# Set task
Every entry needs to be reproduced exactly.

## Start Excerpted data

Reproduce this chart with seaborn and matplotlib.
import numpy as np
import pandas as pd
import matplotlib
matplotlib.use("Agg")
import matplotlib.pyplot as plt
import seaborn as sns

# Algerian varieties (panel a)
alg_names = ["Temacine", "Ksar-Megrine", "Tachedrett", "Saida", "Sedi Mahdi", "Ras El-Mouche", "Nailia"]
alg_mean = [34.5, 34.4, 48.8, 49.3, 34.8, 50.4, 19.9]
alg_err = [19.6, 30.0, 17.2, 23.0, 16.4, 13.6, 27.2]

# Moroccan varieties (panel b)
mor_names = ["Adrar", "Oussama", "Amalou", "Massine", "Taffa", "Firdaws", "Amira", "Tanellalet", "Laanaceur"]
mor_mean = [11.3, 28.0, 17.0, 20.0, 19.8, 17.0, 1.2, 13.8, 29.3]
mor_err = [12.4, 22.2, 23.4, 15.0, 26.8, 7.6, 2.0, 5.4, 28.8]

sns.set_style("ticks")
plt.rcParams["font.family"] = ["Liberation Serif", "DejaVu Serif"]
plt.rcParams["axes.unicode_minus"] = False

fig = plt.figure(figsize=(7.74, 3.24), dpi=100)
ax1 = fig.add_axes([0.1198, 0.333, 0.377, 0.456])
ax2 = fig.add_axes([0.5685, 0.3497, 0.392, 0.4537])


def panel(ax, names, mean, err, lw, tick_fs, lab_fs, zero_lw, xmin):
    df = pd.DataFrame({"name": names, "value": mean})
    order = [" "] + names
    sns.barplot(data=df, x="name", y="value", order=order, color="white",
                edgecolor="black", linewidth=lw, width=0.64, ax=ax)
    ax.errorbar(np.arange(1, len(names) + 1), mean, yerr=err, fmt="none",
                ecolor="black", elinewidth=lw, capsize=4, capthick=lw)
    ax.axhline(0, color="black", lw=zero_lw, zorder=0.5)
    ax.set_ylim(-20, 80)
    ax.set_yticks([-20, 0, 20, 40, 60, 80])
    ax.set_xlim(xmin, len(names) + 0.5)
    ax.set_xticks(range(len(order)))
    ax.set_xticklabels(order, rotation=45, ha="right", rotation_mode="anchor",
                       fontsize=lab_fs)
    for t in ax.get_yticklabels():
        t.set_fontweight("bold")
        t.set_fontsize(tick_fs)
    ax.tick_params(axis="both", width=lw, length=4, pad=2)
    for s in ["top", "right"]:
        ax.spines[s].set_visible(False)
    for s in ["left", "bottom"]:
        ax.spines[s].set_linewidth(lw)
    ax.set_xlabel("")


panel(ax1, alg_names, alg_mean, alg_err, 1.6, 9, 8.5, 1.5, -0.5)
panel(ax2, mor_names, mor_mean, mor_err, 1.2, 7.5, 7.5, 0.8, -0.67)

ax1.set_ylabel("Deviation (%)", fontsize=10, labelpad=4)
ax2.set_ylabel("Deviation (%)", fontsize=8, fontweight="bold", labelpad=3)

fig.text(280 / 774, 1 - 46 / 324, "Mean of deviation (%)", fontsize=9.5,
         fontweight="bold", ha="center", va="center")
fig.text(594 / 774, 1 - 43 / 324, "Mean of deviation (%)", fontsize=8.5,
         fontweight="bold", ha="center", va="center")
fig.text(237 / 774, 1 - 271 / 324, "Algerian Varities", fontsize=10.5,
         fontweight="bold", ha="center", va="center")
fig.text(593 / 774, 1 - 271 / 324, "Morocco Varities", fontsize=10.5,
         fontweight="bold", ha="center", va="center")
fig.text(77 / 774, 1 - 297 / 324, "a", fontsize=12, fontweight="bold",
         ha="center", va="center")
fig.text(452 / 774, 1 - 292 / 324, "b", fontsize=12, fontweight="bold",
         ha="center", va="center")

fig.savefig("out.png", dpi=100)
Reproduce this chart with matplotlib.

## End Excerpted data

# Answer
Reproduce this chart with seaborn and matplotlib.
import numpy as np
import pandas as pd
import matplotlib
matplotlib.use("Agg")
import matplotlib.pyplot as plt
import seaborn as sns

# Algerian varieties (panel a)
alg_names = ["Temacine", "Ksar-Megrine", "Tachedrett", "Saida", "Sedi Mahdi", "Ras El-Mouche", "Nailia"]
alg_mean = [34.5, 34.4, 48.8, 49.3, 34.8, 50.4, 19.9]
alg_err = [19.6, 30.0, 17.2, 23.0, 16.4, 13.6, 27.2]

# Moroccan varieties (panel b)
mor_names = ["Adrar", "Oussama", "Amalou", "Massine", "Taffa", "Firdaws", "Amira", "Tanellalet", "Laanaceur"]
mor_mean = [11.3, 28.0, 17.0, 20.0, 19.8, 17.0, 1.2, 13.8, 29.3]
mor_err = [12.4, 22.2, 23.4, 15.0, 26.8, 7.6, 2.0, 5.4, 28.8]

sns.set_style("ticks")
plt.rcParams["font.family"] = ["Liberation Serif", "DejaVu Serif"]
plt.rcParams["axes.unicode_minus"] = False

fig = plt.figure(figsize=(7.74, 3.24), dpi=100)
ax1 = fig.add_axes([0.1198, 0.333, 0.377, 0.456])
ax2 = fig.add_axes([0.5685, 0.3497, 0.392, 0.4537])


def panel(ax, names, mean, err, lw, tick_fs, lab_fs, zero_lw, xmin):
    df = pd.DataFrame({"name": names, "value": mean})
    order = [" "] + names
    sns.barplot(data=df, x="name", y="value", order=order, color="white",
                edgecolor="black", linewidth=lw, width=0.64, ax=ax)
    ax.errorbar(np.arange(1, len(names) + 1), mean, yerr=err, fmt="none",
                ecolor="black", elinewidth=lw, capsize=4, capthick=lw)
    ax.axhline(0, color="black", lw=zero_lw, zorder=0.5)
    ax.set_ylim(-20, 80)
    ax.set_yticks([-20, 0, 20, 40, 60, 80])
    ax.set_xlim(xmin, len(names) + 0.5)
    ax.set_xticks(range(len(order)))
    ax.set_xticklabels(order, rotation=45, ha="right", rotation_mode="anchor",
                       fontsize=lab_fs)
    for t in ax.get_yticklabels():
        t.set_fontweight("bold")
        t.set_fontsize(tick_fs)
    ax.tick_params(axis="both", width=lw, length=4, pad=2)
    for s in ["top", "right"]:
        ax.spines[s].set_visible(False)
    for s in ["left", "bottom"]:
        ax.spines[s].set_linewidth(lw)
    ax.set_xlabel("")


panel(ax1, alg_names, alg_mean, alg_err, 1.6, 9, 8.5, 1.5, -0.5)
panel(ax2, mor_names, mor_mean, mor_err, 1.2, 7.5, 7.5, 0.8, -0.67)

ax1.set_ylabel("Deviation (%)", fontsize=10, labelpad=4)
ax2.set_ylabel("Deviation (%)", fontsize=8, fontweight="bold", labelpad=3)

fig.text(280 / 774, 1 - 46 / 324, "Mean of deviation (%)", fontsize=9.5,
         fontweight="bold", ha="center", va="center")
fig.text(594 / 774, 1 - 43 / 324, "Mean of deviation (%)", fontsize=8.5,
         fontweight="bold", ha="center", va="center")
fig.text(237 / 774, 1 - 271 / 324, "Algerian Varities", fontsize=10.5,
         fontweight="bold", ha="center", va="center")
fig.text(593 / 774, 1 - 271 / 324, "Morocco Varities", fontsize=10.5,
         fontweight="bold", ha="center", va="center")
fig.text(77 / 774, 1 - 297 / 324, "a", fontsize=12, fontweight="bold",
         ha="center", va="center")
fig.text(452 / 774, 1 - 292 / 324, "b", fontsize=12, fontweight="bold",
         ha="center", va="center")

fig.savefig("out.png", dpi=100)
Reproduce this chart with matplotlib.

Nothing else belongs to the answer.